Eine brillante Seifenoper liefert T. C. Boyle in dem Roman „Die Terranauten“.
Acht Menschen verbringen zwei Jahre unter einer Glaskuppel. Das Essen im vermeintlichen Garten Eden wird knapper, die Luft dünner und die Spannung zwischen den Bewohnern größer. Darüber hat Amerikas Meistererzähler T. C. Boyle einen 600 Seiten dicken Roman geschrieben. Die Terranauten ist Seifenoper pur, brillant aus der Sicht von drei Personen erzählt, aber mit Fortdauer auch teilweise so zäh wie das Leben unter der Kuppel.
Spannungen im Team, sogar Sabotage
Die Vorlage für das neue Buch des US-Kultautors lieferte ein Experiment vor mehr als 20 Jahren in Arizona. Es sollte ein Test für das Leben auf dem Mars oder anderen Planeten werden. In dem futuristischen Projekt „Biosphere 2“, finanziert von einem Milliardär, wollten vier Männer und vier Frauen zwei Jahre lang völlig abgeschlossen von der Außenwelt überleben. Doch es scheiterte, zu häufig benötigten die Testpersonen Hilfe von außen; von Spannungen im Team, die schließlich sogar in Sabotage gipfelten, wurde berichtet.
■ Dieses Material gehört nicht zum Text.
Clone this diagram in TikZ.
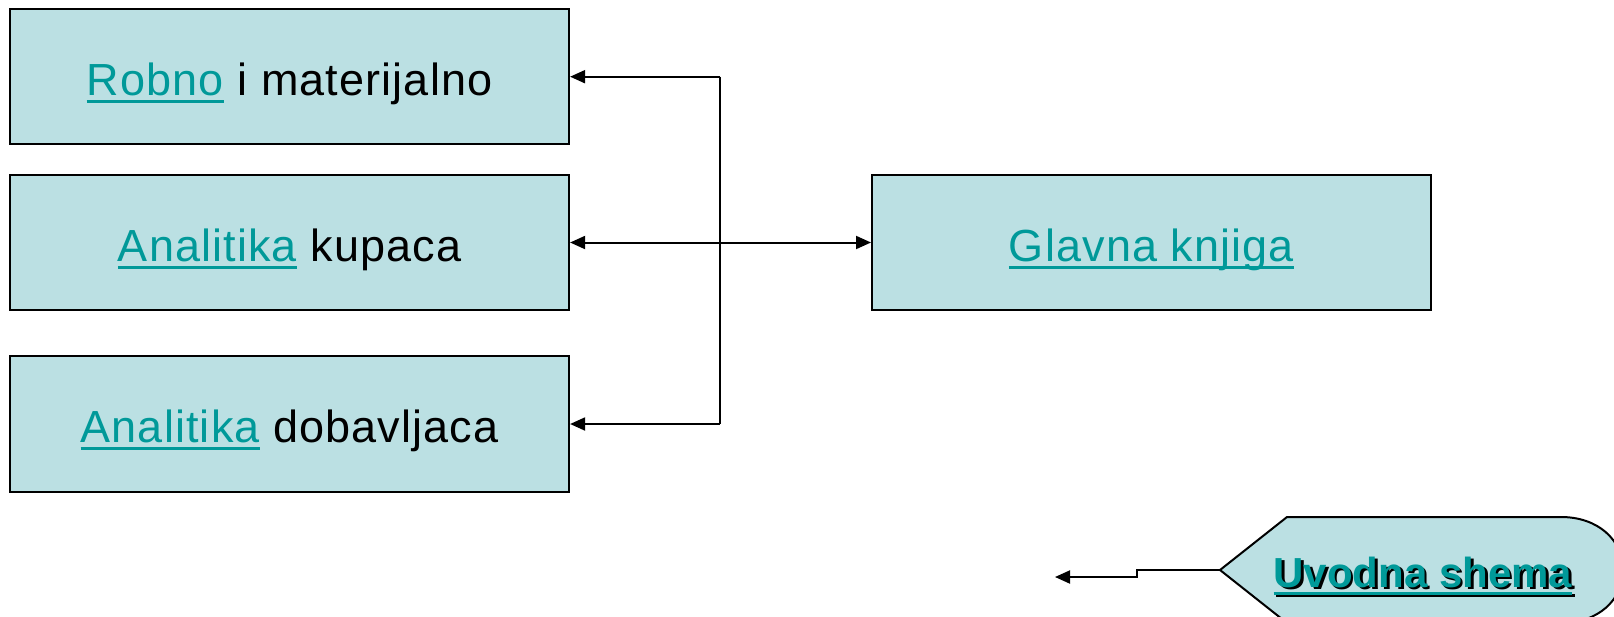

Wie sie sich winden und drehen …
Boyle griff auf Fakten zurück, verfasste allerdings keinen Tatsachenbericht, sondern nutzte den Stoff unter Anwendung schriftstellerischer Freiheiten für eine amüsante Studie menschlichen Verhaltens. Die Geschichte wird von zwei Frauen – eine in der Kuppel, die andere wurde bei der Auswahl vorerst übergangen und gehört zum Außenteam – und einem Mann geschildert.
Motive. Alle drei schreiben ihre Erlebnisse und Handlungen sowie ihre Motive dafür nieder – wozu, das erfährt man nicht. Schnell wird klar, dass sich die Erzähler in erster Linie rechtfertigen wollen. Das hat schon seine Qualitäten, wie sie sich winden, drehen und das eigene Tun reinwaschen.
„Es ist witzig. Und very sexy“, meinte Boyle 2015 in einem APA-Interview über Die Terranauten. Und ja, Sex spielt eine beachtliche Rolle, wenn acht Menschen auf engstem Raum eine Art Leben im Paradies, hier „Ecosphere 2“ genannt, proben. In dem Buch hat das Folgen, die die Mission gefährden oder aber retten könnten und die Rivalität und Missgunst unter den Terranauten weiter befeuern. Zusätzlich schildert Boyle eine Art frühe Realityshow, inszeniert vom Sponsor des Projektes: Wie die Affen unter der Glaskuppel werden auch die Menschen begafft und beobachtet – allerdings folgen sie nicht ihrem Instinkt, sondern ihrem Geltungsdrang.
Die Luft wird oft dünn unterm Glas
Dirk van Gunsteren, der u. a. auch John Irving und Patricia Highsmith übersetzte, hat das Original makellos ins Deutsche übertragen. Dass den Leser mit Fortdauer der Geschichte das Geschehen zunehmend kalt lassen könnte, liegt nicht an ihm, sondern an der Handlung, die irgendwann so dünn wie die Luft unter dem Glas wird – im Gegensatz zum oft dick aufgetragenen Geschwafel der Protagonisten.